In recent months, Victorians have been confronted with one alarming headline after the other about soaring crime in their state.
In neighbouring New South Wales, meanwhile, the public has been treated to a much rosier picture of declining offences.
In 2016, the number of recorded robberies in Victoria increased almost 25 per cent, while assaults and burglaries climbed 12 per cent and 10 per cent respectively, according to the Crime Statistics Agency in Victoria – a continuation of a steady rise seen in recent years.
Just across the border, recorded robberies and burglaries dropped 14 per cent and 6 per cent respectively, in the two years up until December 2016, while assaults remained stable.
It seems like a remarkable contrast for two jurisdictions with so many economic, cultural and demographic similarities. But the numbers may not be all they seem, experts say, highlighting the complicated nature of measuring crime and how easily public perceptions can differ from reality.
For a start, the figures rely on what is actually reported to the police.

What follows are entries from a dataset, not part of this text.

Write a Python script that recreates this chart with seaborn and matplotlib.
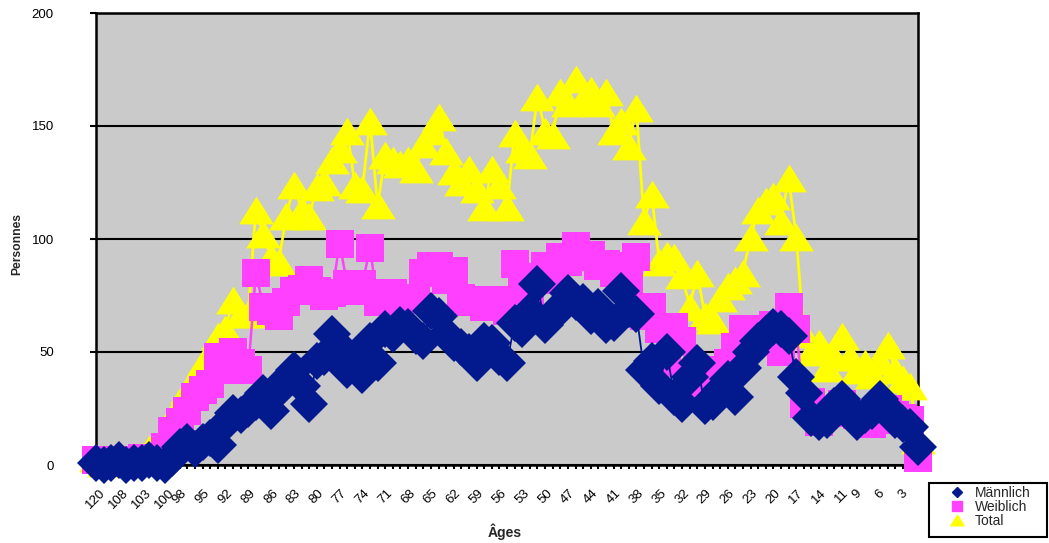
import numpy as np
import pandas as pd
import matplotlib
matplotlib.use("Agg")
import matplotlib.pyplot as plt
import seaborn as sns
from matplotlib.lines import Line2D
from matplotlib.patches import Rectangle

# ---------------- data ----------------
ages = [120, 112, 110, 108, 106, 105, 103, 102, 101] + list(range(100, 0, -1))
tick_ages = [120, 108, 103, 100, 98, 95, 92, 89, 86, 83, 80, 77, 74, 71, 68, 65, 62,
             59, 56, 53, 50, 47, 44, 41, 38, 35, 32, 29, 26, 23, 20, 17, 14, 11, 9, 6, 3]

maennlich = [1, 0, 1, 2, 0, 1, 1, 2, 1,
             0, 3, 8, 10, 7, 10, 12, 9, 18, 23,
             22, 25, 28, 32, 24, 33, 38, 42, 35, 27,
             46, 48, 58, 52, 42, 47, 40, 55, 45, 60,
             58, 62, 61, 57, 55, 68, 66, 58, 54, 52,
             50, 45, 55, 54, 48, 45, 63, 60, 68, 80,
             62, 66, 70, 76, 72, 72, 66, 70, 62, 63,
             77, 69, 67, 42, 46, 35, 50, 30, 27, 39,
             45, 26, 28, 33, 38, 30, 43, 50, 55, 58,
             61, 60, 57, 39, 32, 21, 19, 20, 26, 29,
             25, 19, 22, 24, 29, 25, 20, 18, 17, 8]

weiblich = [2, 1, 1, 2, 1, 2, 3, 3, 2,
            8, 15, 19, 24, 30, 33, 36, 48, 42, 50,
            45, 42, 85, 70, 68, 66, 72, 77, 78, 82,
            77, 75, 76, 98, 80, 77, 80, 96, 72, 76,
            76, 72, 74, 73, 85, 88, 88, 82, 86, 74,
            72, 73, 70, 72, 73, 68, 89, 80, 70, 83,
            88, 82, 92, 90, 97, 92, 93, 88, 89, 85,
            88, 80, 92, 66, 70, 60, 45, 61, 55, 33,
            40, 40, 36, 42, 45, 52, 60, 58, 60, 58,
            62, 50, 70, 60, 27, 28, 19, 24, 23, 27,
            23, 22, 22, 18, 20, 25, 22, 21, 20, 3]

total = [3, 1, 2, 4, 1, 3, 4, 7, 3,
         8, 18, 27, 33, 37, 45, 48, 57, 60, 73,
         67, 67, 113, 102, 92, 90, 110, 124, 113, 110,
         123, 125, 135, 140, 148, 124, 122, 152, 115, 137,
         135, 133, 135, 131, 142, 148, 154, 139, 130, 125,
         131, 122, 114, 131, 124, 114, 147, 140, 137, 163,
         148, 146, 165, 160, 171, 162, 166, 160, 165, 148,
         152, 141, 158, 108, 120, 90, 93, 92, 84, 70,
         85, 66, 64, 74, 79, 82, 85, 101, 113, 117,
         119, 108, 127, 101, 58, 50, 54, 43, 48, 57,
         48, 42, 45, 40, 46, 53, 42, 38, 35, 11]

series_names = ["Männlich", "Weiblich", "Total"]

# ---------------- style ----------------
sns.set_theme(style="white")
plt.rcParams['font.family'] = ['Liberation Sans', 'DejaVu Sans']

W, H = 1049, 543
fig = plt.figure(figsize=(W / 100, H / 100), dpi=100)
ax = fig.add_axes([96 / W, 1 - 465 / H, (918 - 96) / W, (465 - 13) / H])
ax.set_facecolor('#CACACA')

pos = np.arange(len(ages))
df = pd.DataFrame({'pos': pos, 'Männlich': maennlich, 'Weiblich': weiblich, 'Total': total})

c_m, c_w, c_t = '#031A8F', '#FF40FF', '#FFFF00'
tri = [(0, 1), (-1.25, -1), (1.25, -1), (0, 1)]

sns.lineplot(data=df, x='pos', y='Total', color=c_t, lw=2.0, marker=tri, markersize=25,
             markeredgewidth=0, errorbar=None, ax=ax, zorder=3, clip_on=False)
sns.lineplot(data=df, x='pos', y='Weiblich', color=c_w, lw=1.8, marker='s', markersize=19.5,
             markeredgewidth=0, errorbar=None, ax=ax, zorder=4, clip_on=False)
sns.lineplot(data=df, x='pos', y='Männlich', color=c_m, lw=1.3, marker='D', markersize=19,
             markeredgewidth=0, errorbar=None, ax=ax, zorder=5, clip_on=False)

ax.set_xlim(0, len(ages) - 1)
ax.set_ylim(0, 200)
ax.set_yticks([0, 50, 100, 150, 200])
ax.set_yticklabels(['0', '50', '100', '150', '200'], fontsize=9.5)
tick_set = set(tick_ages)
ax.set_xticks(pos)
ax.set_xticklabels([str(a) if a in tick_set else '' for a in ages], rotation=45,
                   ha='center', fontsize=9.5)
ax.tick_params(axis='x', bottom=True, direction='out', length=3, width=1.5, pad=13, colors='black')
ax.tick_params(axis='y', left=True, direction='out', length=4.3, width=1.5, pad=26, colors='black')

ax.yaxis.grid(True, color='black', lw=1.5)
ax.xaxis.grid(False)
ax.set_axisbelow(True)
for s in ax.spines.values():
    s.set_visible(True)
    s.set_color('black')
    s.set_linewidth(1.8)

ax.set_xlabel('Âges', fontsize=10, fontweight='bold')
ax.set_ylabel('Personnes', fontsize=8.7, fontweight='bold')
ax.xaxis.set_label_coords((505 - 96) / 822, (465 - 523) / 452)
ax.yaxis.set_label_coords((23 - 96) / 822, (465 - 244) / 452)

# legend
fig.add_artist(Rectangle((929 / W, (H - 537) / H), 118 / W, 54 / H, transform=fig.transFigure,
                         facecolor='white', edgecolor='black', lw=1.5, zorder=1))
handles = [
    Line2D([], [], color=c_m, marker='D', markersize=5, linestyle='none'),
    Line2D([], [], color=c_w, marker='s', markersize=7, linestyle='none'),
    Line2D([], [], color=c_t, marker=tri, markersize=9.5, linestyle='none'),
]
leg = fig.legend(handles, series_names, loc='upper left', bbox_to_anchor=(950 / W, 1 - 486 / H),
                 frameon=False, fontsize=10, borderpad=0, labelspacing=0.0, handlelength=1.0,
                 handletextpad=0.8, borderaxespad=0)
leg.set_zorder(2)

fig.savefig('out.png', dpi=100)
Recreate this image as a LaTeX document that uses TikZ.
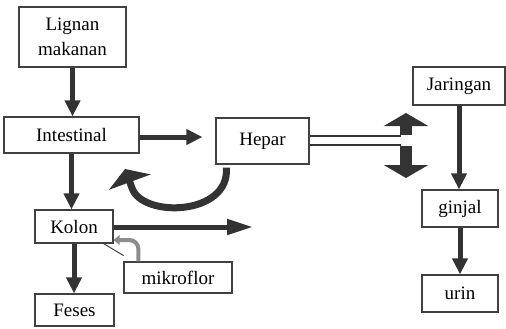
\documentclass[tikz,border=0pt]{standalone}
\usepackage{fontspec}
\setmainfont{Liberation Serif}
\usetikzlibrary{arrows.meta,calc}

\begin{document}
\begin{tikzpicture}[
  x=1pt, y=-1pt,
  font=\fontsize{19}{25}\selectfont,
  box/.style={draw=black!75, line width=1.2pt, align=center, inner sep=0pt},
  arrow/.style={-{Triangle[width=15pt,length=16pt]}, line width=5pt, draw=black!80},
  bigtip/.style={-{Triangle[width=44pt,length=13pt]}, line width=12pt, draw=black!80},
  curve/.style={-{Triangle[width=44pt,length=14pt]}, line width=7pt, draw=black!80},
  pipe/.style={line width=2pt, draw=black!80},
  flor/.style={-{Triangle[width=10pt,length=6pt]}, line width=4pt, draw=black!45, rounded corners=9pt},
  pointer/.style={draw=black!75, line width=1pt}
]
\useasboundingbox (0,0) rectangle (506,329);

% left column
\node[box, minimum width=107pt, minimum height=60pt] (Lignan) at (72.5,37) {Lignan\\makanan};
\node[box, minimum width=135pt, minimum height=36pt] (Intestinal) at (71.5,135) {Intestinal};
\node[box, minimum width=78pt, minimum height=33pt] (Kolon) at (74,226.5) {Kolon};
\node[box, minimum width=79pt, minimum height=32pt] (Feses) at (74.5,310) {Feses};
\node[box, minimum width=108pt, minimum height=31pt] (Mikroflor) at (178,277.5) {mikroflor};

% middle and right
\node[box, minimum width=93pt, minimum height=46pt] (Hepar) at (262.5,141) {Hepar};
\node[box, minimum width=92pt, minimum height=38pt] (Jaringan) at (459,86) {Jaringan};
\node[box, minimum width=76pt, minimum height=37pt] (Ginjal) at (460,208.5) {ginjal};
\node[box, minimum width=76pt, minimum height=37pt] (Urin) at (460,293.5) {urin};

\coordinate (KolonEnd) at (253,227);
\coordinate (BackTip) at (125,169);
\coordinate (UpFoot) at (406,136);
\coordinate (UpTip) at (406,113);
\coordinate (DownFoot) at (406,145);
\coordinate (DownTip) at (406,178);

\draw[arrow] (Lignan.south) -- (Lignan.south |- Intestinal.north);
\draw[arrow, shorten >=13pt] ([yshift=-2pt]Intestinal.east) -- ([yshift=-2pt]Intestinal.east -| Hepar.west);
\draw[arrow] (Intestinal.south) -- (Intestinal.south |- Kolon.north);
\draw[arrow] (Kolon.south) -- (Kolon.south |- Feses.north);
\draw[arrow, -{Triangle[width=15pt,length=26pt]}] (Kolon.east |- KolonEnd) -- (KolonEnd);
\draw[arrow] (Jaringan.south) -- (Jaringan.south |- Ginjal.north);
\draw[arrow] (Ginjal.south) -- (Ginjal.south |- Urin.north);

% hepar to tissue
\draw[pipe] (Hepar.east |- UpFoot) -- ([xshift=-5pt]UpFoot);
\draw[pipe] (Hepar.east |- DownFoot) -- ([xshift=-5pt]DownFoot);
\draw[bigtip] ([yshift=1pt]UpFoot) -- (UpTip);
\draw[bigtip] ([yshift=-1pt]DownFoot) -- (DownTip);

% back to intestine
\draw[curve] ($(Hepar.south west)+(11,3)$) .. controls (230,216) and (142,218) .. (132,188) -- (BackTip);

% mikroflor
\draw[pointer] ([xshift=-10pt]Kolon.south east) -- ++(20,12);
\draw[flor] ([xshift=15pt]Mikroflor.north west) |- ([yshift=-13.5pt]Kolon.east);
\end{tikzpicture}
\end{document}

“Police figures are always laced with difficulty in that they very much rely upon what people are actually choosing to report to police and what police are choosing to write down,” Rick Sarre, a professor of law and criminal justice at the University of South Australia, told The New Daily.
The numbers can also fluctuate wildly based on how police do their work.
“For example, if the police decide to have a crackdown on drunk-driving, they can put out a whole bunch of police patrols and they can double drunk-driving in Victoria overnight just by virtue of the way they are operating,” Prof Sarre said.
One way around these limitations is to ask people themselves whether they have been victimised by crime, something the Australian Bureau of Statistics does annually.
Going by those figures, Victoria’s crime woes look more like a blip than an enduring trend.
While burglaries and assaults increased slightly in the financial year 2015-16, according to the survey, robberies remained unchanged. More tellingly, all three categories fell substantially from the rates reported in 2008.
In contrast to the headlines, NSW followed an almost identical pattern, with small increases in crime in the last financial year more than offset by the overall decline in the past eight years.
Fiona Dowsley, chief statistician at the CSA in Victoria, told The New Daily that year-on-year changes should not be assumed to be part of a broader pattern in crime.
“If you are talking about a long-term decline and then you have a bump in one year, I’d be waiting to see if that bump continues to go up to say that you’ve got a counter-trend, or whether it flatlines or whether it’s a bump on the road and it keeps going,” she said.
Ms Dowsley noted that certain crimes such as property offences tended to occur in clusters of related offences, resulting in spikes in the data.
“So for example, if I’m seeing thefts of number plates I’d expect then maybe to see other kinds of thefts,” she said.
Nationally, the clear trend over the past two decades has been less crime, a phenomenon seen in other western countries such as the United Kingdom and the United States. Although surveys show Australians to be increasingly concerned about crime, offences such as burglary and motor theft have declined by more than half since the start of the century.
“There have been very, very significant declines in both participation – that’s the prevalence, how many people get involved in crime – and the frequency of it,” Roderic Broadhurst, a professor of criminology at Australian National University, told The New Daily.